Chamado com urgência à sala da presidência, o assessor de imprensa logo sacou que boa coisa não era. Por sua experiência, sabia que essas convocações – “comparecer à sala da presidência”, “urgente”, etc – eram pré-anúncios de missões impossíveis. Mensagem a Garcia, na certa. Não deu outra. O presidente, sem entrar em muitos detalhes, resumiu a história e a missão encomendada: um diretor da empresa fora assassinado e era importante que nada sobre o assunto saísse na imprensa. “Ocultação de cadáver”, em bom português, pensou o assessor sem nada comentar. O presidente levou-o até a porta, e despediu-se olhando firme no olho do assessor: “Faça o que for necessário para que sua missão tenha êxito. Você tem carta-branca. Conto com você”.

Essa história pode ter vários finais. Em todos eles, ignorar ou não o delegado é irrelevante. Os desdobramentos se diferenciam na repercussão do crime na mídia. Em um dos finais, nada aparece sobre o assunto no Jornal Nacional (embora toda a cúpula da empresa, apesar das generosas doses de scotch, tenha assistido ao programa com o coração na boca); no dia seguinte, apenas um jornal de grande circulação, em uma matéria mínima, mencionou o assassinato, sem citar a empresa nominalmente. Somente leu a matéria quem já sabia do ocorrido. Na verdade, o pouco destaque dado ao assunto decepcionou o público interno. Alguns entenderam que era um sinal de desprestígio da empresa. O presidente ligou para o assessor de imprensa e fez-lhe um bruto de um elogio. Há muito a auto-estima do profissional não recebia tamanho reforço.

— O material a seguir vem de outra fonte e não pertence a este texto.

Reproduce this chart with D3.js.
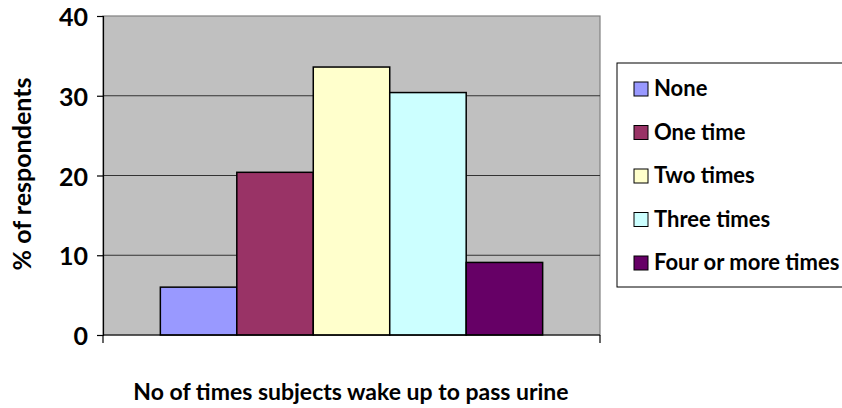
<!DOCTYPE html>
<html>
<head>
<meta charset="utf-8">
<script src="https://cdn.jsdelivr.net/npm/d3@7"></script>
<style>
  body { margin: 0; background: #fff; }
  svg text { font-family: Lato, "Open Sans", sans-serif; font-weight: bold; fill: #000; }
</style>
</head>
<body>
<div id="svg-container"></div>
<script>
// data
const categories = ["None", "One time", "Two times", "Three times", "Four or more times"];
const values = [6.0, 20.4, 33.6, 30.4, 9.1];
const colors = ["#9999FF", "#993366", "#FFFFCC", "#CCFFFF", "#660066"];
const yTicks = [0, 10, 20, 30, 40];

const width = 842, height = 408;
const plot = { left: 103, right: 600, top: 16, bottom: 335 };

const svg = d3.select("#svg-container").append("svg")
  .attr("width", width).attr("height", height);

// scales
const yScale = d3.scaleLinear().domain([0, 40]).range([plot.bottom, plot.top]);
const xScale = d3.scaleBand().domain(categories)
  .range([plot.left, plot.right]).paddingInner(0).paddingOuter(0.75);
const colorScale = d3.scaleOrdinal().domain(categories).range(colors);

// plot background
svg.append("rect")
  .attr("x", plot.left).attr("y", plot.top)
  .attr("width", plot.right - plot.left).attr("height", plot.bottom - plot.top)
  .attr("fill", "#C0C0C0").attr("stroke", "#808080").attr("stroke-width", 1.2);

// gridlines
svg.append("g")
  .selectAll("line")
  .data(yTicks.filter(d => d > 0 && d < 40))
  .enter().append("line")
  .attr("x1", plot.left).attr("x2", plot.right)
  .attr("y1", d => yScale(d)).attr("y2", d => yScale(d))
  .attr("stroke", "#333").attr("stroke-width", 1);

// bars
svg.append("g")
  .selectAll("rect")
  .data(categories)
  .enter().append("rect")
  .attr("x", d => xScale(d))
  .attr("y", (d, i) => yScale(values[i]))
  .attr("width", xScale.bandwidth())
  .attr("height", (d, i) => yScale(0) - yScale(values[i]))
  .attr("fill", d => colorScale(d))
  .attr("stroke", "#000").attr("stroke-width", 1.5);

// y axis
const yAxis = d3.axisLeft(yScale).tickValues(yTicks).tickSize(6).tickPadding(9);
const gy = svg.append("g").attr("transform", `translate(${plot.left},0)`).call(yAxis);
gy.select(".domain").attr("stroke", "#000").attr("stroke-width", 1.2);
gy.selectAll(".tick line").attr("stroke", "#000").attr("stroke-width", 1.2);
gy.selectAll(".tick text").style("font-size", "25px").attr("dy", "0.38em");

// x axis line with end ticks
const gx = svg.append("g");
gx.append("line")
  .attr("x1", plot.left).attr("x2", plot.right)
  .attr("y1", plot.bottom).attr("y2", plot.bottom)
  .attr("stroke", "#000").attr("stroke-width", 1.2);
gx.selectAll(".edge")
  .data([plot.left, plot.right])
  .enter().append("line")
  .attr("x1", d => d).attr("x2", d => d)
  .attr("y1", plot.bottom).attr("y2", plot.bottom + 8)
  .attr("stroke", "#000").attr("stroke-width", 1.2);

// axis titles
svg.append("text")
  .attr("transform", "translate(31, 174) rotate(-90)")
  .attr("text-anchor", "middle")
  .style("font-size", "25px")
  .text("% of respondents");

svg.append("text")
  .attr("x", 351).attr("y", 400)
  .attr("text-anchor", "middle")
  .style("font-size", "23px")
  .text("No of times subjects wake up to pass urine");

// legend
const legend = svg.append("g");
legend.append("rect")
  .attr("x", 617).attr("y", 63)
  .attr("width", 240).attr("height", 224)
  .attr("fill", "#fff").attr("stroke", "#000").attr("stroke-width", 1);

legend.selectAll(".swatch")
  .data(categories)
  .enter().append("rect")
  .attr("x", 634)
  .attr("y", (d, i) => 82 + 43.5 * i)
  .attr("width", 14).attr("height", 14)
  .attr("fill", d => colorScale(d))
  .attr("stroke", "#000").attr("stroke-width", 1);

legend.selectAll(".label")
  .data(categories)
  .enter().append("text")
  .attr("x", 654)
  .attr("y", (d, i) => 96 + 43.5 * i)
  .style("font-size", "22px")
  .text(d => d);
</script>
</body>
</html>
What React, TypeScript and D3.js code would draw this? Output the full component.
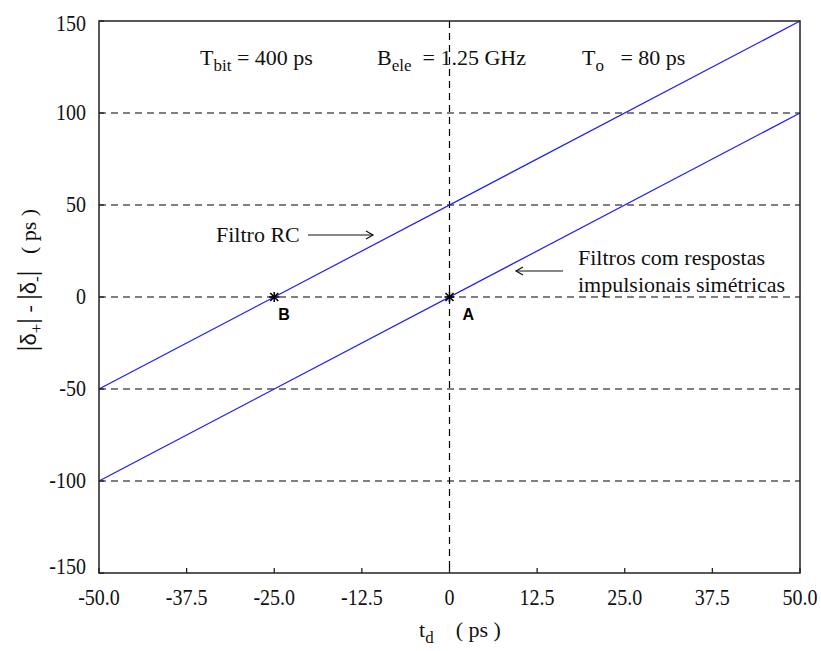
import React from "react";
import * as d3 from "d3";

// Domain and ticks
const xTicks = [-50, -37.5, -25, -12.5, 0, 12.5, 25, 37.5, 50];
const xTickLabels = ["-50.0", "-37.5", "-25.0", "-12.5", "0", "12.5", "25.0", "37.5", "50.0"];
const yTicks = [-150, -100, -50, 0, 50, 100, 150];
const yGrid = [-100, -50, 0, 50, 100];

// Curves: |δ+| - |δ-| as a function of t_d
const tdValues = [-50, 50];
const rcValues = [-50, 150]; // Filtro RC
const symValues = [-100, 100]; // Filtros com respostas impulsionais simétricas

// Marked zero crossings
const markPoints = [
  { name: "B", td: -25, v: 0 },
  { name: "A", td: 0, v: 0 },
];

const W = 821;
const H = 651;
const serif = "'Liberation Serif', 'Times New Roman', serif";
const sans = "'Liberation Sans', Arial, sans-serif";

export default function App() {
  const x = d3.scaleLinear().domain([-50, 50]).range([99, 800]);
  const y = d3.scaleLinear().domain([-150, 150]).range([573, 21]);

  const line = d3
    .line<[number, number]>()
    .x((d) => x(d[0]))
    .y((d) => y(d[1]));

  const rcPts = tdValues.map((t, i) => [t, rcValues[i]] as [number, number]);
  const symPts = tdValues.map((t, i) => [t, symValues[i]] as [number, number]);

  const axisColor = "#222";
  const dash = "7,5";
  const pre: React.CSSProperties = { whiteSpace: "pre" };

  const star = (cx: number, cy: number, key: string) => {
    const r = 5;
    return (
      <g key={key} stroke="#000" strokeWidth={1.6}>
        <line x1={cx - r} y1={cy} x2={cx + r} y2={cy} />
        <line x1={cx - r * 0.8} y1={cy - r * 0.8} x2={cx + r * 0.8} y2={cy + r * 0.8} />
        <line x1={cx - r * 0.8} y1={cy + r * 0.8} x2={cx + r * 0.8} y2={cy - r * 0.8} />
        <line x1={cx} y1={cy - r} x2={cx} y2={cy + r} />
      </g>
    );
  };

  const yLabelBaseline = (v: number) => {
    if (v === 150) return y(v) + 10;
    if (v === -150) return y(v) + 1;
    return y(v) + 7;
  };

  return (
    <svg
      width={W}
      height={H}
      style={{ position: "absolute", left: 0, top: 0, background: "#fff" }}
    >
      <rect x={0} y={0} width={W} height={H} fill="#fff" />

      {/* horizontal dashed grid */}
      {yGrid.map((v) => (
        <line
          key={`gy${v}`}
          x1={x(-50)}
          x2={x(50)}
          y1={y(v)}
          y2={y(v)}
          stroke="#000"
          strokeWidth={1.2}
          strokeDasharray={dash}
        />
      ))}
      {/* vertical dashed line at t_d = 0 */}
      <line
        x1={x(0)}
        x2={x(0)}
        y1={y(150)}
        y2={y(-150)}
        stroke="#000"
        strokeWidth={1.2}
        strokeDasharray={dash}
      />

      {/* curves */}
      <path d={line(rcPts) ?? ""} fill="none" stroke="#1a1aff" strokeWidth={1.2} />
      <path d={line(symPts) ?? ""} fill="none" stroke="#1a1aff" strokeWidth={1.2} />

      {/* frame */}
      <rect
        x={x(-50)}
        y={y(150)}
        width={x(50) - x(-50)}
        height={y(-150) - y(150)}
        fill="none"
        stroke={axisColor}
        strokeWidth={1.5}
      />

      {/* bottom ticks */}
      {xTicks.map((t) => (
        <line
          key={`tx${t}`}
          x1={x(t)}
          x2={x(t)}
          y1={y(-150)}
          y2={y(-150) - 5}
          stroke={axisColor}
          strokeWidth={1.3}
        />
      ))}
      {/* left ticks */}
      {yTicks.map((v) => (
        <line
          key={`ty${v}`}
          x1={x(-50)}
          x2={x(-50) + 5}
          y1={y(v)}
          y2={y(v)}
          stroke={axisColor}
          strokeWidth={1.3}
        />
      ))}

      {/* tick labels */}
      <g fontFamily={serif} fontSize={20} fill="#111">
        {xTicks.map((t, i) => (
          <text
            key={`lx${t}`}
            transform={`translate(${x(t)},605) scale(1,1.15)`}
            textAnchor="middle"
          >
            {xTickLabels[i]}
          </text>
        ))}
        {yTicks.map((v) => (
          <text
            key={`ly${v}`}
            transform={`translate(86,${yLabelBaseline(v)}) scale(1,1.15)`}
            textAnchor="end"
          >
            {v}
          </text>
        ))}
      </g>

      {/* markers */}
      {markPoints.map((p) => star(x(p.td), y(p.v), `m${p.name}`))}
      <g fontFamily={sans} fontSize={16} fontWeight="bold" fill="#000">
        {markPoints.map((p) => (
          <text key={`n${p.name}`} x={x(p.td) + (p.name === "A" ? 13 : 4)} y={y(p.v) + 23}>
            {p.name}
          </text>
        ))}
      </g>

      {/* annotations */}
      <g fontFamily={serif} fontSize={22} fill="#111" style={pre}>
        <text x={200} y={65} style={pre}>
          T<tspan fontSize={17} dy={6}>bit</tspan>
          <tspan dy={-6}>{" = 400 ps"}</tspan>
        </text>
        <text x={377} y={65} style={pre}>
          B<tspan fontSize={17} dy={6}>ele</tspan>
          <tspan dy={-6}>{"  = 1.25 GHz"}</tspan>
        </text>
        <text x={582} y={65} style={pre}>
          T<tspan fontSize={17} dy={6}>o</tspan>
          <tspan dy={-6}>{"   = 80 ps"}</tspan>
        </text>

        <text x={216} y={242}>Filtro RC</text>
        <text x={578} y={265}>Filtros com respostas</text>
        <text x={578} y={292}>impulsionais simétricas</text>
      </g>

      {/* arrows */}
      <g stroke="#111" strokeWidth={1.2} fill="none">
        <line x1={308} y1={235} x2={373} y2={235} />
        <path d="M366,231 L373,235 L366,239" />
        <line x1={563} y1={271} x2={516} y2={271} />
        <path d="M523,267 L516,271 L523,275" />
      </g>

      {/* axis titles */}
      <text x={419} y={637} fontFamily={serif} fontSize={22} fill="#111" style={pre}>
        t<tspan fontSize={17} dy={6}>d</tspan>
        <tspan dy={-6}>{"    ( ps )"}</tspan>
      </text>
      <text
        transform="translate(36,280) rotate(-90)"
        textAnchor="middle"
        fontFamily={serif}
        fontSize={22}
        fill="#111"
        style={pre}
      >
        <tspan fontSize={28}>|</tspan>
        <tspan fontFamily={sans}>δ</tspan>
        <tspan fontSize={17} dy={6}>+</tspan>
        <tspan dy={-6} fontSize={28}>|</tspan>
        <tspan>{" - "}</tspan>
        <tspan fontSize={28}>|</tspan>
        <tspan fontFamily={sans}>δ</tspan>
        <tspan fontSize={17} dy={6}>-</tspan>
        <tspan dy={-6} fontSize={28}>|</tspan>
        <tspan>{"   ( ps )"}</tspan>
      </text>
    </svg>
  );
}
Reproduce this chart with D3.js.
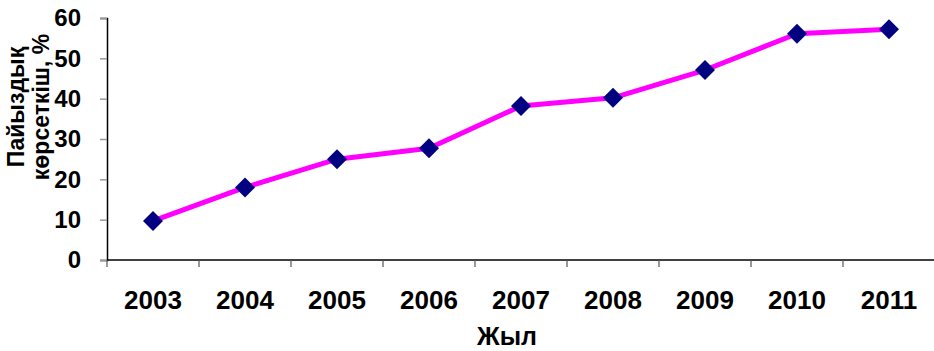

Em um outro final, vários jornais noticiaram o crime, dando nome e sobrenome aos bois, vítima e empresa. Em um jornal popular - que circulou de mão em mão dentro da empresa - o corpo desnudo e ensangüentado da vítima aparecia sobre a cama. Para variar, a manchete era escandalosa. Naquele dia, a empresa parou. Não deu conta em responder aos telefonemas de todas as origens – familiares de funcionários, repórteres, clientes, fornecedores, ong’s, curiosos. Nos corredores, na cantina, na intranet, só se falava no assunto: especulações sobre o crime, histórias sobre a vida da vítima, piadinhas politicamente incorretas. O assessor de imprensa, cuja reputação profissional já andava mal das pernas, foi demitido. A “carta branca” virou “bilhete azul”.

Os desdobramentos pouco importam. O que importa são os ensinamentos. O jogo-de-empurra. O mico pulando de ombro em ombro. Os aconselhamentos amadores e irresponsáveis. A desintegração funcional na hora da crise. O comportamento do público interno, a natureza humana a flor da pele: sádico, cruel, literalmente querendo ver sangue. Essas e outras. E como pano de fundo - embaralhando corações e mentes, nivelando por baixo as decisões, desligando o bom-senso - o preconceito.